Exercise task: Below is a listing to transcribe in full and exactly; keep the pictures out.

Supplied data:
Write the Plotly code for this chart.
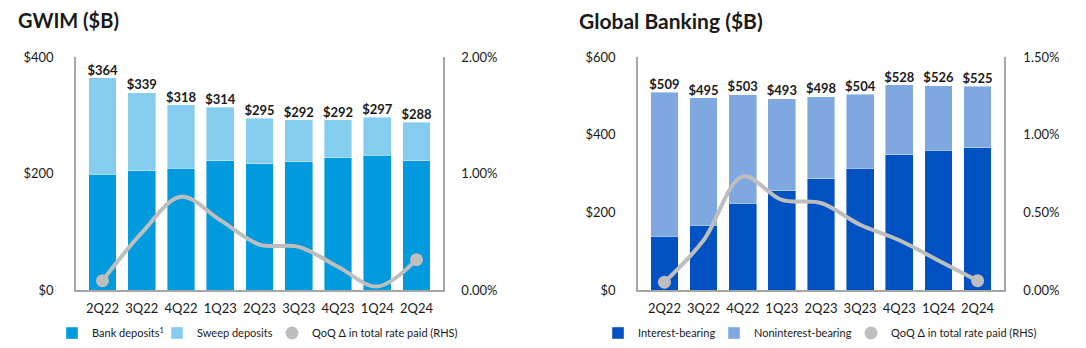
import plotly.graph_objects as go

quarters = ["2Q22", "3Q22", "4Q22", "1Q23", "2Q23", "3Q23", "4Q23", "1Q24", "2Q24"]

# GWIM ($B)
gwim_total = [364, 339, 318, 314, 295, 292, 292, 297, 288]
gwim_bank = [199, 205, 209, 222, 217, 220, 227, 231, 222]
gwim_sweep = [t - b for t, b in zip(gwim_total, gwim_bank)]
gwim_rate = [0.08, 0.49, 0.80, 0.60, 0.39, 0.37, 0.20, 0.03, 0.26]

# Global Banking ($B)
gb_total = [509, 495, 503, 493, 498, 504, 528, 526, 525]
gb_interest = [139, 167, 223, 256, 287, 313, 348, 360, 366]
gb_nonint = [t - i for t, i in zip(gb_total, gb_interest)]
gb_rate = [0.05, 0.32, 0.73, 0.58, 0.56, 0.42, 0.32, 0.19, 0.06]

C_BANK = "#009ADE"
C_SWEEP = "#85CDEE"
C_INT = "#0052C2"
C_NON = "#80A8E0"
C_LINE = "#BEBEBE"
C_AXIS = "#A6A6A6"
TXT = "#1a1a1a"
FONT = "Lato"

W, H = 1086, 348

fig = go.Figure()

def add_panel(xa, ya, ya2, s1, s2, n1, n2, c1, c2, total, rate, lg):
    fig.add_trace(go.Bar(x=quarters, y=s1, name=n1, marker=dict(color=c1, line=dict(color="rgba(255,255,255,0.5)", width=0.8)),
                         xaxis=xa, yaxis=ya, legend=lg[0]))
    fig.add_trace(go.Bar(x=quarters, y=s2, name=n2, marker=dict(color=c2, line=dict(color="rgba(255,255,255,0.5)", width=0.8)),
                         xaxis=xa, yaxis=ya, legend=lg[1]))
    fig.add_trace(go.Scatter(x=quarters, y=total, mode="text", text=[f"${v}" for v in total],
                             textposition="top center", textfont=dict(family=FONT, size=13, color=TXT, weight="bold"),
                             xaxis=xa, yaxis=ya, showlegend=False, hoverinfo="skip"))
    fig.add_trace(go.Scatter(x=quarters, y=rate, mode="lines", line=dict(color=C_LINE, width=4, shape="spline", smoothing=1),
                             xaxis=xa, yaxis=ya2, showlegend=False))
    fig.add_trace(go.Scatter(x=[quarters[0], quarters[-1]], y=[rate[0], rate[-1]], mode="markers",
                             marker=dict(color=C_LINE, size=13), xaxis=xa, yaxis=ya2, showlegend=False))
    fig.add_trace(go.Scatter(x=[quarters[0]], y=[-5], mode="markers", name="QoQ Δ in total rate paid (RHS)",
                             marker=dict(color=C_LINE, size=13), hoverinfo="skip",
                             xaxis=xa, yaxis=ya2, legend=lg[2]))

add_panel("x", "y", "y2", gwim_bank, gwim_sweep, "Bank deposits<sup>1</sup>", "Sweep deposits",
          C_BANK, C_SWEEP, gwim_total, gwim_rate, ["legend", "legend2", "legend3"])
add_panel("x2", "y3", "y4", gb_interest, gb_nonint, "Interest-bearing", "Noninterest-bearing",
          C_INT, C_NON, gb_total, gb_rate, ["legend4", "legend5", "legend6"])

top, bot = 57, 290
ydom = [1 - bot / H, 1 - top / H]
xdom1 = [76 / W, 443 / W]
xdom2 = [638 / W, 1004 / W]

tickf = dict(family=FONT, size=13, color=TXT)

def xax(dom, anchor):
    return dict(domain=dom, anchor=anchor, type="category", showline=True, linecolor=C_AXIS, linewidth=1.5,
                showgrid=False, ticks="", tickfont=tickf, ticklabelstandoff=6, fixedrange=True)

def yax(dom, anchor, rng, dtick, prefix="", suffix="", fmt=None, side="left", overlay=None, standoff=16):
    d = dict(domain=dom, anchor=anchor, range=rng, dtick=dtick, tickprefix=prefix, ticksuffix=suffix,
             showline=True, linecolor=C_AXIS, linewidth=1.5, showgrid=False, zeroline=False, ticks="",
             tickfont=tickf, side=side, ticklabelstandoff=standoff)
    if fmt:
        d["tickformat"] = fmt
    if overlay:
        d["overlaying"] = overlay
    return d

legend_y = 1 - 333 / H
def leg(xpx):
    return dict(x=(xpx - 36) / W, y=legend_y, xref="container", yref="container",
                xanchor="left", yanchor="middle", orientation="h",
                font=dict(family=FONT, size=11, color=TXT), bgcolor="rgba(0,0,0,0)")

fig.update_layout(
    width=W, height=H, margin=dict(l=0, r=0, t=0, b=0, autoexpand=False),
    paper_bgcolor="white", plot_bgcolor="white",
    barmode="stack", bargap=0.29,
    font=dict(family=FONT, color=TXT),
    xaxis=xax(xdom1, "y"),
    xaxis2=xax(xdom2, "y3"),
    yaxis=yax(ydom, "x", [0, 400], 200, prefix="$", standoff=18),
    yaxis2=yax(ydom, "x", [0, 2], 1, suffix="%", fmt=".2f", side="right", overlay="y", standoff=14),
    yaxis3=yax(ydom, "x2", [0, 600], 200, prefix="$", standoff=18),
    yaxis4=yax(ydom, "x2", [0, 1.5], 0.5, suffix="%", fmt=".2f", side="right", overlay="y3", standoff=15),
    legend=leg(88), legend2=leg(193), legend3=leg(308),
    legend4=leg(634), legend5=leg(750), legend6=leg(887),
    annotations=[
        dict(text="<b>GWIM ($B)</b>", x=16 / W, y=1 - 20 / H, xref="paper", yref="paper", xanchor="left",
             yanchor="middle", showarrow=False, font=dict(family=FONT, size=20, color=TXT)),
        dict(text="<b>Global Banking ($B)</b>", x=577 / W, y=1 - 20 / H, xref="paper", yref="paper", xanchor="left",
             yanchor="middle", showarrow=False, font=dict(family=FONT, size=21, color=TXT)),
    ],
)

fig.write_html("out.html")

Exercise output:
Write the Plotly code for this chart.
import plotly.graph_objects as go

quarters = ["2Q22", "3Q22", "4Q22", "1Q23", "2Q23", "3Q23", "4Q23", "1Q24", "2Q24"]

# GWIM ($B)
gwim_total = [364, 339, 318, 314, 295, 292, 292, 297, 288]
gwim_bank = [199, 205, 209, 222, 217, 220, 227, 231, 222]
gwim_sweep = [t - b for t, b in zip(gwim_total, gwim_bank)]
gwim_rate = [0.08, 0.49, 0.80, 0.60, 0.39, 0.37, 0.20, 0.03, 0.26]

# Global Banking ($B)
gb_total = [509, 495, 503, 493, 498, 504, 528, 526, 525]
gb_interest = [139, 167, 223, 256, 287, 313, 348, 360, 366]
gb_nonint = [t - i for t, i in zip(gb_total, gb_interest)]
gb_rate = [0.05, 0.32, 0.73, 0.58, 0.56, 0.42, 0.32, 0.19, 0.06]

C_BANK = "#009ADE"
C_SWEEP = "#85CDEE"
C_INT = "#0052C2"
C_NON = "#80A8E0"
C_LINE = "#BEBEBE"
C_AXIS = "#A6A6A6"
TXT = "#1a1a1a"
FONT = "Lato"

W, H = 1086, 348

fig = go.Figure()

def add_panel(xa, ya, ya2, s1, s2, n1, n2, c1, c2, total, rate, lg):
    fig.add_trace(go.Bar(x=quarters, y=s1, name=n1, marker=dict(color=c1, line=dict(color="rgba(255,255,255,0.5)", width=0.8)),
                         xaxis=xa, yaxis=ya, legend=lg[0]))
    fig.add_trace(go.Bar(x=quarters, y=s2, name=n2, marker=dict(color=c2, line=dict(color="rgba(255,255,255,0.5)", width=0.8)),
                         xaxis=xa, yaxis=ya, legend=lg[1]))
    fig.add_trace(go.Scatter(x=quarters, y=total, mode="text", text=[f"${v}" for v in total],
                             textposition="top center", textfont=dict(family=FONT, size=13, color=TXT, weight="bold"),
                             xaxis=xa, yaxis=ya, showlegend=False, hoverinfo="skip"))
    fig.add_trace(go.Scatter(x=quarters, y=rate, mode="lines", line=dict(color=C_LINE, width=4, shape="spline", smoothing=1),
                             xaxis=xa, yaxis=ya2, showlegend=False))
    fig.add_trace(go.Scatter(x=[quarters[0], quarters[-1]], y=[rate[0], rate[-1]], mode="markers",
                             marker=dict(color=C_LINE, size=13), xaxis=xa, yaxis=ya2, showlegend=False))
    fig.add_trace(go.Scatter(x=[quarters[0]], y=[-5], mode="markers", name="QoQ Δ in total rate paid (RHS)",
                             marker=dict(color=C_LINE, size=13), hoverinfo="skip",
                             xaxis=xa, yaxis=ya2, legend=lg[2]))

add_panel("x", "y", "y2", gwim_bank, gwim_sweep, "Bank deposits<sup>1</sup>", "Sweep deposits",
          C_BANK, C_SWEEP, gwim_total, gwim_rate, ["legend", "legend2", "legend3"])
add_panel("x2", "y3", "y4", gb_interest, gb_nonint, "Interest-bearing", "Noninterest-bearing",
          C_INT, C_NON, gb_total, gb_rate, ["legend4", "legend5", "legend6"])

top, bot = 57, 290
ydom = [1 - bot / H, 1 - top / H]
xdom1 = [76 / W, 443 / W]
xdom2 = [638 / W, 1004 / W]

tickf = dict(family=FONT, size=13, color=TXT)

def xax(dom, anchor):
    return dict(domain=dom, anchor=anchor, type="category", showline=True, linecolor=C_AXIS, linewidth=1.5,
                showgrid=False, ticks="", tickfont=tickf, ticklabelstandoff=6, fixedrange=True)

def yax(dom, anchor, rng, dtick, prefix="", suffix="", fmt=None, side="left", overlay=None, standoff=16):
    d = dict(domain=dom, anchor=anchor, range=rng, dtick=dtick, tickprefix=prefix, ticksuffix=suffix,
             showline=True, linecolor=C_AXIS, linewidth=1.5, showgrid=False, zeroline=False, ticks="",
             tickfont=tickf, side=side, ticklabelstandoff=standoff)
    if fmt:
        d["tickformat"] = fmt
    if overlay:
        d["overlaying"] = overlay
    return d

legend_y = 1 - 333 / H
def leg(xpx):
    return dict(x=(xpx - 36) / W, y=legend_y, xref="container", yref="container",
                xanchor="left", yanchor="middle", orientation="h",
                font=dict(family=FONT, size=11, color=TXT), bgcolor="rgba(0,0,0,0)")

fig.update_layout(
    width=W, height=H, margin=dict(l=0, r=0, t=0, b=0, autoexpand=False),
    paper_bgcolor="white", plot_bgcolor="white",
    barmode="stack", bargap=0.29,
    font=dict(family=FONT, color=TXT),
    xaxis=xax(xdom1, "y"),
    xaxis2=xax(xdom2, "y3"),
    yaxis=yax(ydom, "x", [0, 400], 200, prefix="$", standoff=18),
    yaxis2=yax(ydom, "x", [0, 2], 1, suffix="%", fmt=".2f", side="right", overlay="y", standoff=14),
    yaxis3=yax(ydom, "x2", [0, 600], 200, prefix="$", standoff=18),
    yaxis4=yax(ydom, "x2", [0, 1.5], 0.5, suffix="%", fmt=".2f", side="right", overlay="y3", standoff=15),
    legend=leg(88), legend2=leg(193), legend3=leg(308),
    legend4=leg(634), legend5=leg(750), legend6=leg(887),
    annotations=[
        dict(text="<b>GWIM ($B)</b>", x=16 / W, y=1 - 20 / H, xref="paper", yref="paper", xanchor="left",
             yanchor="middle", showarrow=False, font=dict(family=FONT, size=20, color=TXT)),
        dict(text="<b>Global Banking ($B)</b>", x=577 / W, y=1 - 20 / H, xref="paper", yref="paper", xanchor="left",
             yanchor="middle", showarrow=False, font=dict(family=FONT, size=21, color=TXT)),
    ],
)

fig.write_html("out.html")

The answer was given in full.